El Chacabuco de comienzos del siglo XX y sus comidas y bebidas

Si se pudiera volver atrás en el tiempo y alguien se ubicara en el centro del Chacabuco de comienzos del siglo XX encontraría, entre otras cosas, varias confiterías y cafés. En la esquina de avenida Alsina y Rivadavia, por ejemplo, se encontraba el café Sin Nombre, de Francisco Hansen, que contaba con mesas de billar y una línea variada de 'cocktails' y licores. Además, se jactaba de que en su salón se hablaba con entera corrección en inglés y alemán.
Muy cerca de allí estaban las confiterías de Sixto Sosa, donde paraban los últimos payadores, y El Buen Gusto, de Fernando Bustos, que también contaba con billares y, además, periódicamente ofrecía funciones de 'biógrafo'. Esta última se había especializado en la gastronomía. Para ello, contrató a un chef confitero de la Capital Federal, especialista en pastelería, y los jueves y domingos, para deleite de su clientela, preparaba sus muy demandadas empanadas criollas.

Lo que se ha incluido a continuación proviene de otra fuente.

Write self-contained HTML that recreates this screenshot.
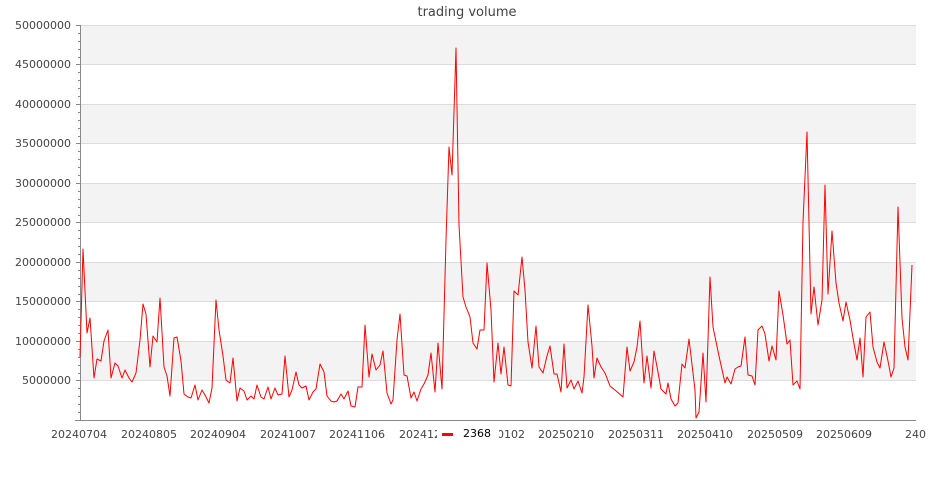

También brindaban servicios gastronómicos los hoteles y casas de alojamiento que tenía el pueblo. En aquellos tiempos ya existía el Hotel Unión, que estaba en la esquina de Moreno y Primera Junta y pertenecía a la señora Catalina Barón y Barbazán, la cual se hizo cargo del establecimiento cuando falleció su marido, don Juan L'Hopital.
Otro hotel era el San Martín, de Villa y Veronese, situado en Almirante Brown y avenida Saavedra, frente a la plaza principal, que ofrecía servicios de transporte para traslados a la Estación de Tren o a la campaña. Por último, el Hotel del Comercio, de Carlos Andurandegui, disponía de cómodos alojamientos, buena cocina y medios propios de locomoción.
Por esos años también funcionaban el restaurante y posada La Mercedina, de Irene Domínguez, en Rivadavia 70; la fonda y posada La Piemontesa, de Ángel Marchetti, ubicada en inmediaciones de la estación ferroviaria, y la fonda Española, de Luis Almenar hijo, en avenida Alsina y Zapiola.
Las comidas y las bebidas eran una cuestión seria en aquellos primeros años de Chacabuco, en los que la población criolla convivía con inmigrantes llegados de distintos puntos del globo. Esa convivencia hizo que, de a poco, los gustos culinarios se fueran intercambiando. Así, a los nacidos y criados en estas pampas comenzaron a gustarles las pastas y el vino, mientras que los extranjeros se fueron haciendo fanáticos del asado, y adoptaron la caña y la ginebra como si fueran bebidas propias.
Continuando con las bebidas alcohólicas, en esos tiempos funcionaban dos vinerías. Sus propietarios eran la familia Decall y la señora María de Chatar, que traían de San Juan y Mendoza vinos de las variedades clarete, blanco, tinto y moscatel.
También funcionaban varios distribuidores de cerveza, como el almacén Del Villar, concesionario de la Cervecería Argentina Quilmes, y el establecimiento Enrique Bouzó y Cía., representante de la Fábrica Nacional de Cerveza de Buenos Aires. Además, el comercio de Callone y Stropeni era distribuidor autorizado en el partido de Chacabuco de los productos de Cervecería Bieckert, que elaboraba las Pilsen blanca, Bock oscura y Africana negra. Este establecimiento también distribuía el tónico estomacal Aperal, el aperitivo Pineral y la sidra de frutas Pilz.